The real average, existing quite independently of what a TV producer calls "reality", is replaced by the flashy, not-so-average "average". Suddenly the perfect or above-average becomes the average, and everyone feels less than average even when they're doing just fine.

ODDLY ENOUGH, companies sell a lot of products as a result of this conditioning. quel suprise!

I remember quite clearly when the first Real World came out. I remember how ubiquitous the notion was that it wasn't exactly real after all. For one thing, it was TV - subject to much editing; for another, the people on it were mostly in the entertainment business - models, actors, artists, folk singers, whatever. No one was a plumber, that's for sure. It was "real" with some fudging; we all understood it to be so. Even MTV made some allowance to that notion. We made an exception for MTV's creative license, we took into consideration a show that was probably meant more as performance-art than something which acutally proposed that it reflected reality.

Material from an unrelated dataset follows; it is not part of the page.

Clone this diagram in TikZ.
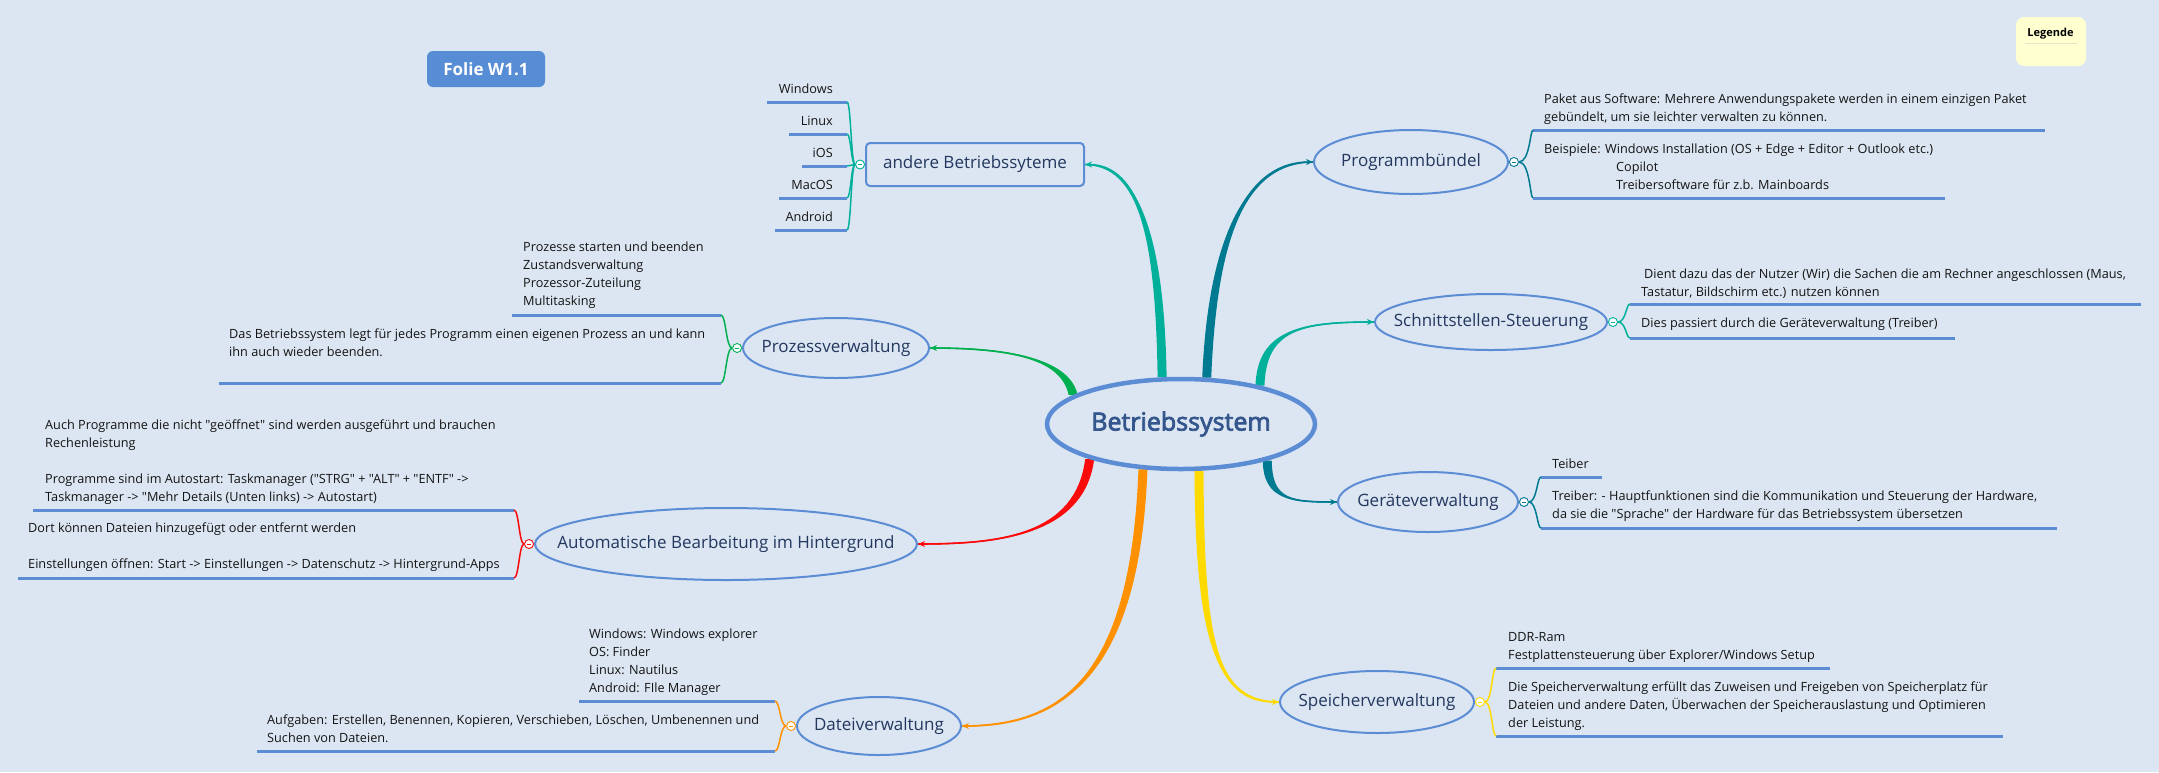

So what has happened to that rhetoric?

Why do we suddenly forget to say "Oh, it's TV, doi", and walk away if we're suddenly feeling lame after watching a teen sip lattes in her limo? Or the unpopular girl get "Made" on MTV and then be instantly accepted in her perfect cosmetic-ed glory?

Are we getting stupider? I don't think so - I wouldn't exactly call my students stupid. So why is it that these reality shows seep into their heads, implanting the horrific idea that reality shows really do present reality? And that they, in turn, must keep up with the "real" standards and expectations these shows display?

It seems that once again a dynamic has been created by our culture in which a simple, basic idea gets distorted, twisted, exaggerated and perverted until it becomes harmful and threatening.

Year 1: "Let's do a show where we just tape real life"

Year 2: "Viewers are getting bored, let's start scripting. And while we're at it, find prettier people. These people look to average. That's boring."

Year 3: "Let's do Reality shows about Celebrities. These pretty, real people aren't pretty enough anymore. And besides, their lives are boring and average."

Year 4: "Only hire actors and actresses; the more well known the better. Start writing all the lines, manipulating every situation. Make sure that every story ends well; make sure each effort is a success".

Reality TV becomes just regular TV, but doesn't lose the label. Young people still categorize it as reality, and then look at their own real reality in disgust and shame.

So maybe some are too bright, thank god, to really let this pattern sink in. For some it's not a question of brightness, it's just that human tendency to be self-deprecating and self-abuse that actually finds an enabler in these shows. It becomes easier to hate yourself when you have TV telling you why you should; telling you that you are way, way below average.

I'd like to think that this cultural brainwashing, that this colonization of our minds doesn't affect everyone, but it does. I was struck most recently by the sight of a friend I hadn't seen in years, a beautiful, vivacious and intelligent friend I always remembered fondly. This girl had quite a spark and a flare for the creative; she was really someone to be reckoned with and I always remember wondering what she'd do with her life - it seemed that she could do anything she wanted to. She was just that kind of person. Seeing her recently broke my heart, she has grown so thin and seems so worn down. The spark in her eyes is gone, it seems her creative energy has vanished. She seems to want to convince everyone she's happy enough, and perhaps she is; there's something different about her though, something that seems to be missing. She seems...old, weathered, disillusioned somehow. It seems her ambition, maybe her belief in herself is gone. I don't know, can't say for sure. What I do know is there's a blankness to her; there's a bland generic that has come in to replace the exotic creativeness that once was. It's almost as if she's been taught to become like everyone else - beautiful in that kind of way, I guess, when what really made her truly beautiful was what she was before - intelligent, creative, sexy, different.

Why did this happen, why to her, of all people? I have to believe something in our culture is partially to blame - something got to her and convinced her that she wasn't good enough the way she was; that to fit in she had to be a certain way - thinner, more beautiful, more concerned with her appearance. More like everyone else.

I hate that everyone asks me what's happened to her, because I don't know. I hate all the questions, but I understand their concern. My hands are tied and I've resolved myself to fact that it's not my place to push or ask questions. She remains a horrible example, though, of why I have to keep teaching about these things, and why I have to keep writing about them. If a culture that puts all of its emphasis on distorting our reality, rewards superficiality and is unforgiving in it's insistence of perfection can claim this girl, it can claim any one of us. Perhaps it hasn't claimed her. I'd love to be wrong. I'm terrified, though, that i'm right.